Village and civil parish in Somerset, England

Withycombe is a village, civil parish, and former manor 2.5 mi south east of Dunster, and 5 mi from Minehead within the Exmoor National Park in Somerset, England. The parish includes the village of Rodhuish. The manor house of the manor of Withycombe survives as Sandhill Farm.

==History==

The Domesday Book of 1086 lists Withycombe as one of the possessions of Geoffrey de Montbray, Bishop of Coutances, whose tenant there was Edmer. His heir was Robert Mowbray, who forfeited his estates to the crown for rebelling against William II, who regranted many of the Somerset estates to the Mohun family, henceforth feudal barons of Dunster.

The manor of Withycombe was centred on the village. In about 1212 the manor was split into two separate sub-manors, which took various names over time, dependent on the family name of their lords. By the 16th century the names of the two manors were "Withycombe Wyke" (or Weeke, etc.) and "Withycombe Hadley". The former manor house of Withycombe Hadley survives as Court Place in the village of Withycombe.

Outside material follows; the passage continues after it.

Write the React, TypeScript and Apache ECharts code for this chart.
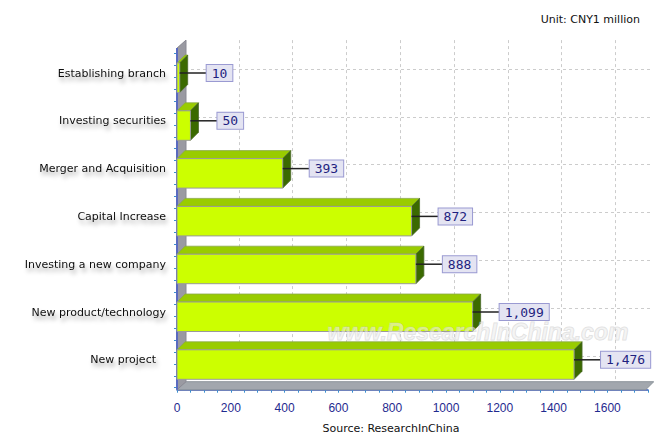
import React, { useEffect, useRef } from "react";
import * as echarts from "echarts";

const categories = [
  "Establishing branch",
  "Investing securities",
  "Merger and Acquisition",
  "Capital Increase",
  "Investing a new company",
  "New product/technology",
  "New project",
];
const values = [10, 50, 393, 872, 888, 1099, 1476];
const unitText = "Unit: CNY1 million";
const sourceText = "Source: ResearchInChina";
const watermarkText = "www.ResearchInChina.com";

// layout
const W = 654;
const H = 435;
const X0 = 177;
const PX = 0.269;
const XMAX = 1750;
const GRIDMAX = 1600;
const DX = 8;
const DY = 8;
const TOP = 49.1;
const BAND = 47.8;
const N = categories.length;
const BOTTOM = TOP + BAND * N;
const AXIS_OFFSET = 6;

export default function App() {
  const ref = useRef<HTMLDivElement>(null);
  useEffect(() => {
    document.body.style.margin = "0";
    const chart = echarts.init(ref.current!, null, { renderer: "svg" });
    const frontW = XMAX * PX;
    const labelShadow = {
      textShadowColor: "rgba(0,0,0,0.35)",
      textShadowBlur: 4,
      textShadowOffsetX: 2,
      textShadowOffsetY: 4,
    };
    const option: any = {
      animation: false,
      backgroundColor: "#ffffff",
      grid: [
        { left: X0, top: TOP, width: frontW, height: BAND * N },
        { left: X0 + DX, top: TOP - 9, width: GRIDMAX * PX, height: BOTTOM - (TOP - 9) },
        { left: X0 + DX, top: TOP + BAND / 2 - 4, width: W - (X0 + DX) - 1, height: BAND * (N - 1) },
        { left: X0, top: TOP + 4, width: 1, height: BAND * N },
      ],
      xAxis: [
        {
          gridIndex: 0,
          type: "value",
          min: 0,
          max: XMAX,
          interval: 50,
          offset: AXIS_OFFSET,
          axisLine: { show: true, lineStyle: { color: "#3a55b0", width: 1.5 } },
          axisTick: { show: true, length: 3, lineStyle: { color: "#3a8fd0" } },
          axisLabel: {
            margin: 12,
            color: "#1f2a8f",
            fontSize: 12,
            fontFamily: "Liberation Sans, Arial",
            formatter: (v: number) => (v % 200 === 0 && v <= GRIDMAX ? String(v) : ""),
          },
          splitLine: { show: false },
        },
        {
          gridIndex: 1,
          type: "value",
          min: 0,
          max: GRIDMAX,
          interval: 200,
          axisLine: { show: false },
          axisTick: { show: false },
          axisLabel: { show: false },
          splitLine: { show: true, lineStyle: { color: "#cccccc", type: [3, 3] } },
        },
        { gridIndex: 2, type: "value", show: false },
        { gridIndex: 3, type: "value", show: false },
      ],
      yAxis: [
        {
          gridIndex: 0,
          type: "category",
          data: categories,
          inverse: true,
          axisLine: { show: false },
          axisTick: { show: false },
          axisLabel: {
            margin: 11,
            color: "#111111",
            fontSize: 11,
            fontFamily: "DejaVu Sans",
            ...labelShadow,
            formatter: (v: string) => (v === "New project" ? `{pad|${v}}` : v),
            rich: {
              pad: {
                padding: [0, 10, 0, 0],
                color: "#111111",
                fontSize: 11,
                fontFamily: "DejaVu Sans",
                ...labelShadow,
              },
            },
          },
        },
        { gridIndex: 1, type: "value", show: false },
        {
          gridIndex: 2,
          type: "category",
          data: categories,
          inverse: true,
          boundaryGap: false,
          axisLine: { show: false },
          axisTick: { show: false },
          axisLabel: { show: false },
          splitLine: { show: true, lineStyle: { color: "#cccccc", type: [3, 3] } },
        },
        {
          gridIndex: 3,
          type: "value",
          min: 0,
          max: 4 * N,
          interval: 1,
          inverse: true,
          axisLine: { show: false },
          axisLabel: { show: false },
          splitLine: { show: false },
          axisTick: { show: true, length: 3, lineStyle: { color: "#3a8fd0" } },
        },
      ],
      graphic: [
        {
          type: "polygon",
          z: 1,
          shape: {
            points: [
              [X0 + DX, BOTTOM - 2],
              [X0 + frontW + DX - 2, BOTTOM - 2],
              [X0 + frontW - 2, BOTTOM + AXIS_OFFSET],
              [X0, BOTTOM + AXIS_OFFSET],
            ],
          },
          style: { fill: "#a2a7ae", stroke: "#8d949c", lineWidth: 1 },
        },
        {
          type: "polygon",
          z: 1,
          shape: {
            points: [
              [X0, TOP - 1],
              [X0 + DX + 1, TOP - 1 - DY],
              [X0 + DX + 1, BOTTOM - 2],
              [X0, BOTTOM + AXIS_OFFSET],
            ],
          },
          style: { fill: "#9a9aa2", stroke: "#8a8a94", lineWidth: 1 },
        },
        {
          type: "line",
          z: 1,
          shape: { x1: X0, y1: TOP - 1, x2: X0, y2: BOTTOM + AXIS_OFFSET },
          style: { stroke: "#5a6ac0", lineWidth: 2 },
        },
        {
          type: "text",
          z: 5,
          x: 640,
          y: 19,
          style: {
            text: unitText,
            fill: "#111111",
            font: "11px 'DejaVu Sans'",
            align: "right",
            verticalAlign: "middle",
          },
        },
        {
          type: "text",
          z: 5,
          x: 391,
          y: 428,
          style: {
            text: sourceText,
            fill: "#111111",
            font: "11px 'DejaVu Sans'",
            align: "center",
            verticalAlign: "middle",
          },
        },
        {
          type: "text",
          z: 10,
          x: 478,
          y: 332,
          style: {
            text: watermarkText,
            fill: "rgba(236,236,236,0.55)",
            stroke: "rgba(185,185,185,0.45)",
            lineWidth: 1,
            font: "italic bold 23px 'Liberation Sans', Arial",
            align: "center",
            verticalAlign: "middle",
          },
        },
      ],
      series: [
        {
          type: "custom",
          xAxisIndex: 0,
          yAxisIndex: 0,
          z: 3,
          clip: false,
          data: values.map((v, i) => [v, i]),
          encode: { x: 0, y: 1 },
          renderItem: (params: any, api: any) => {
            const v = api.value(0);
            const i = api.value(1);
            const p0 = api.coord([0, i]);
            const p1 = api.coord([v, i]);
            const x0 = p0[0];
            const x1 = p1[0];
            const c = p0[1];
            const fy0 = c - 10;
            const fy1 = c + 19.5;
            const label = v.toLocaleString("en-US");
            return {
              type: "group",
              children: [
                {
                  type: "polygon",
                  shape: {
                    points: [
                      [x0, fy0],
                      [x1, fy0],
                      [x1 + DX, fy0 - DY],
                      [x0 + DX, fy0 - DY],
                    ],
                  },
                  style: { fill: "#99cc00", stroke: "#8aa84a", lineWidth: 0.8 },
                },
                {
                  type: "polygon",
                  shape: {
                    points: [
                      [x1, fy0],
                      [x1 + DX, fy0 - DY],
                      [x1 + DX, fy1 - DY],
                      [x1, fy1],
                    ],
                  },
                  style: { fill: "#3b6a00", stroke: "#4a6a2a", lineWidth: 0.8 },
                },
                {
                  type: "rect",
                  shape: { x: x0, y: fy0, width: x1 - x0, height: fy1 - fy0 },
                  style: { fill: "#ccff00", stroke: "#9a9a9a", lineWidth: 1 },
                },
                {
                  type: "line",
                  shape: { x1: x1, y1: c, x2: x1 + 27, y2: c },
                  style: { stroke: "#222222", lineWidth: 1.5 },
                },
                {
                  type: "text",
                  style: {
                    text: label,
                    x: x1 + 27,
                    y: c,
                    fill: "#1f1f80",
                    font: "13px 'DejaVu Sans Mono'",
                    align: "left",
                    verticalAlign: "middle",
                    backgroundColor: "#e4e4f2",
                    borderColor: "#9a9ad2",
                    borderWidth: 1,
                    padding: [2, 5, 1, 5],
                  },
                },
              ],
            };
          },
        },
      ],
    };
    chart.setOption(option);
    return () => chart.dispose();
  }, []);
  return <div ref={ref} style={{ width: W, height: H }} />;
}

The Hadley family inherited the manor of Withycombe by marriage to the heiress of the Durborough family. The manor passed to the Lutterell family when Margaret Hadley married Thomas Luttrell in 1560. At some time before 1777 John Fownes Luttrell acquired the other sub-manor of Withycombe Weke, and thus the manor of Withycombe was unified to its pre-1212 position.

On Rodhuish Common, within the parish, is a univallate Iron Age hill fort.

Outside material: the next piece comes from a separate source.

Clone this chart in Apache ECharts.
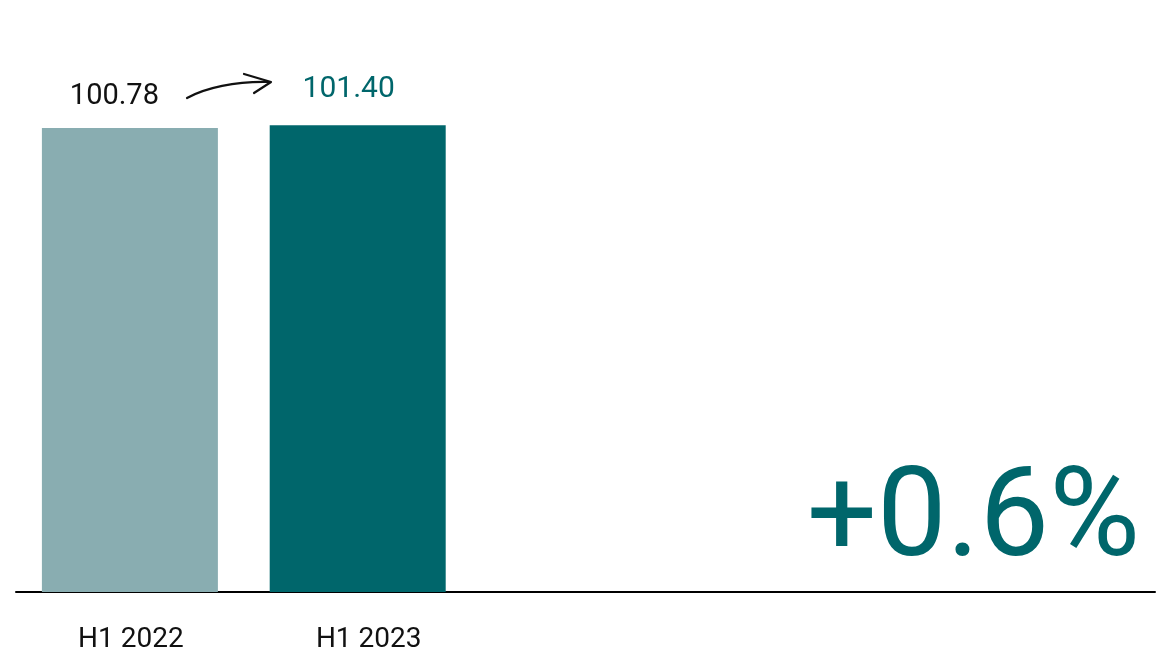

Withycombe was part of the hundred of Carhampton.

==Governance==

The parish council has responsibility for local issues, including setting an annual precept (local rate) to cover the council's operating costs and producing annual accounts for public scrutiny. The parish council evaluates local planning applications and works with the local police, district council officers, and neighbourhood watch groups on matters of crime, security, and traffic. The parish council's role also includes initiating projects for the maintenance and repair of parish facilities, as well as consulting with the district council on the maintenance, repair, and improvement of highways, drainage, footpaths, public transport, and street cleaning. Conservation matters (including trees and listed buildings) and environmental issues are also the responsibility of the council.

For local government purposes, since 1 April 2023, the parish comes under the unitary authority of Somerset Council. Prior to this, it was part of the non-metropolitan district of Somerset West and Taunton (formed on 1 April 2019) and, before this, the district of West Somerset (established under the Local Government Act 1972). It was part of Williton Rural District before 1974.

It is also part of the Tiverton and Minehead county constituency represented in the House of Commons of the Parliament of the United Kingdom. It elects one Member of Parliament (MP) by the first past the post system of election.

==Religious sites==

The Church of St Nicholas dates from the 13th century and has been designated by English Heritage as a grade I listed building. Hidden in a wall recess is a figure of an unknown man with long hair and a hat, which is one of the earliest church monuments to include a hat. He is carrying a heartcase to show he died elsewhere and only his heart was brought to the church for burial.

The Church of St Bartholomew, Rodhuish was built in the 15th century. It is a Grade II* listed building.